Notons en particulier celui de Jack qui est confronté à un monde dont il ignore tout et pour lequel il n’a pas les mots pour dire ! Ensuite celui de maman ! Elle qui avait presque un syndrome de Stockholm face à son kidnappeur, abuseur et... père de Jack est confrontée au monde réel qu’elle ne connait plus, mais également à ses père et mère qui sont séparés depuis son enlèvement. Leur regard sur ce retour est également très important, en particulier celui du père (excellent William H. Macy) qui ne peut accepter d’être le grand-père du fruit du viol de sa fille ! Enfin, on notera également la vision des médias et leur acharnement sur Maman et son fils qui ne trouveront sécurité que dans un nouveau lieu clos. Certes la maison familiale est bien plus grande que les dix mètres carrés de l’ancienne prison, mais elle offre bien moins d’espaces symboliques. Il faudra un retour sur le lieu de l’exil, éventré, pour découvrir que ce lieu étrange est désormais bien petit.

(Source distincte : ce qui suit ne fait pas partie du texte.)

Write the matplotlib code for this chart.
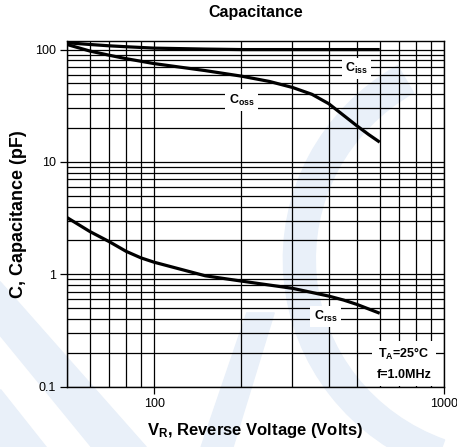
import matplotlib
matplotlib.use("Agg")
import matplotlib.pyplot as plt
from matplotlib.patches import Polygon, Wedge
from matplotlib.ticker import LogLocator, NullFormatter, FixedLocator, FixedFormatter

plt.rcParams["font.family"] = ["Liberation Sans", "DejaVu Sans"]
plt.rcParams["mathtext.fontset"] = "custom"
plt.rcParams["mathtext.rm"] = "Liberation Sans"
plt.rcParams["mathtext.bf"] = "Liberation Sans:bold"
plt.rcParams["mathtext.it"] = "Liberation Sans:italic"

# curvas de capacitancia x tensao reversa
v_iss = [50, 60, 70, 80, 100, 150, 200, 300, 400, 500, 600]
c_iss = [115, 111, 108, 106, 103, 101, 100, 100, 100, 100, 100]

v_oss = [50, 60, 70, 80, 100, 150, 200, 250, 300, 350, 400, 450, 500, 550, 600]
c_oss = [111, 97, 89, 83, 75, 65, 58, 52, 46, 40, 33, 26, 21, 17.5, 15]

v_rss = [50, 60, 70, 80, 90, 100, 150, 200, 300, 400, 450, 500, 600]
c_rss = [3.2, 2.4, 1.95, 1.6, 1.4, 1.28, 0.97, 0.87, 0.75, 0.64, 0.59, 0.54, 0.45]

y_ticks = [0.1, 1, 10, 100]
y_tick_labels = ["0.1", "1", "10", "100"]
x_ticks = [100, 1000]
x_tick_labels = ["100", "1000"]

fig = plt.figure(figsize=(4.57, 4.47), dpi=100)

# marca d'agua azul clara ao fundo
wm = "#e9f0f9"
fig.patches.append(Polygon([[0.0, 0.37], [0.0, 0.25], [0.20, 0.0], [0.32, 0.0]],
                           closed=True, transform=fig.transFigure, color=wm, zorder=-5))
fig.patches.append(Polygon([[0.0, 0.13], [0.0, 0.0], [0.10, 0.0]],
                           closed=True, transform=fig.transFigure, color=wm, zorder=-5))
fig.patches.append(Polygon([[0.44, 0.0], [0.51, 0.0], [0.60, 0.30], [0.54, 0.30]],
                           closed=True, transform=fig.transFigure, color=wm, zorder=-5))
fig.patches.append(Wedge((1.12, 0.42), 0.50, 120, 250, width=0.07,
                         transform=fig.transFigure, color=wm, zorder=-5))

ax = fig.add_axes([0.1466, 0.135, 0.825, 0.774])
ax.patch.set_alpha(0)

ax.set_xscale("log")
ax.set_yscale("log")
ax.set_xlim(50, 1000)
ax.set_ylim(0.1, 120)

ax.plot(v_iss, c_iss, color="black", lw=2.3, solid_capstyle="butt", zorder=3)
ax.plot(v_oss, c_oss, color="black", lw=2.3, solid_capstyle="butt", zorder=3)
ax.plot(v_rss, c_rss, color="black", lw=2.3, solid_capstyle="butt", zorder=3)

ax.yaxis.set_major_locator(FixedLocator(y_ticks))
ax.yaxis.set_major_formatter(FixedFormatter(y_tick_labels))
ax.xaxis.set_major_locator(FixedLocator(x_ticks))
ax.xaxis.set_major_formatter(FixedFormatter(x_tick_labels))
ax.xaxis.set_minor_locator(LogLocator(base=10, subs=range(2, 10)))
ax.yaxis.set_minor_locator(LogLocator(base=10, subs=range(2, 10)))
ax.xaxis.set_minor_formatter(NullFormatter())
ax.yaxis.set_minor_formatter(NullFormatter())

ax.grid(True, which="both", color="black", lw=0.9, zorder=1)
ax.set_axisbelow(True)
ax.tick_params(which="major", direction="out", length=5, width=0.9, labelsize=9, pad=3)
ax.tick_params(which="minor", length=0)
for s in ax.spines.values():
    s.set_linewidth(1.0)

box = dict(boxstyle="square,pad=0.25", fc="white", ec="none")
ax.text(500, 68, r"$\mathbf{C_{iss}}$", ha="center", va="center", fontsize=9, bbox=box, zorder=4)
ax.text(200, 35.5, r"$\mathbf{C_{oss}}$", ha="center", va="center", fontsize=9, bbox=box, zorder=4)
ax.text(390, 0.42, r"$\mathbf{C_{rss}}$", ha="center", va="center", fontsize=9, bbox=box, zorder=4)
ax.text(726, 0.16, "$\\mathbf{T_A}$=25°C\nf=1.0MHz", ha="center", va="center", fontsize=9,
        fontweight="bold", linespacing=1.8,
        bbox=dict(boxstyle="square,pad=0.35", fc="white", ec="none"), zorder=4)

ax.set_title("Capacitance", fontsize=11.5, fontweight="bold", pad=17)
ax.set_xlabel(r"$\mathbf{V_R}$, Reverse Voltage (Volts)", fontsize=12, fontweight="bold", labelpad=8)
ax.set_ylabel("C, Capacitance (pF)", fontsize=13, fontweight="bold")
ax.yaxis.set_label_coords(-0.105, 0.5)

fig.savefig("out.png", dpi=100)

Désormais l’heure a sonné pour retourner vers le monde, pour faire un exode hors de la pièce d’esclavage et pour entamer une nouvelle vie, ouverte sur le monde !

Hormis quelques faiblesses (la scène de sortie déjà signalée ainsi que l’usage de la musique dans d’autres de la deuxième partie qui insiste parfois aux limites du pathos, mais sans en franchir les frontières), il faut relever en premier lieu le jeu des acteurs et en particulier le tout jeune Jacob Tremblay, 7 ans, dont c’est le premier rôle et qui est bluffant dans celui-ci. Il est en symbiose parfaite avec Brie Larson qui est ici en mode « Actor’s studio » [3] et joue de façon très juste. Tous deux apportent une très grande densité au film. Enfin, il faut remarquer la performance technique qui a consisté à filmer dans un endroit aussi exigu. Certes il y a l’utilisation de caméras très peu encombrantes, mais il y a surtout le savoir-faire qui permet de diversifier les images et points de vue de telle sorte que l’on ne se lasse pas d’être enfermé durant une heure dans cette « room ».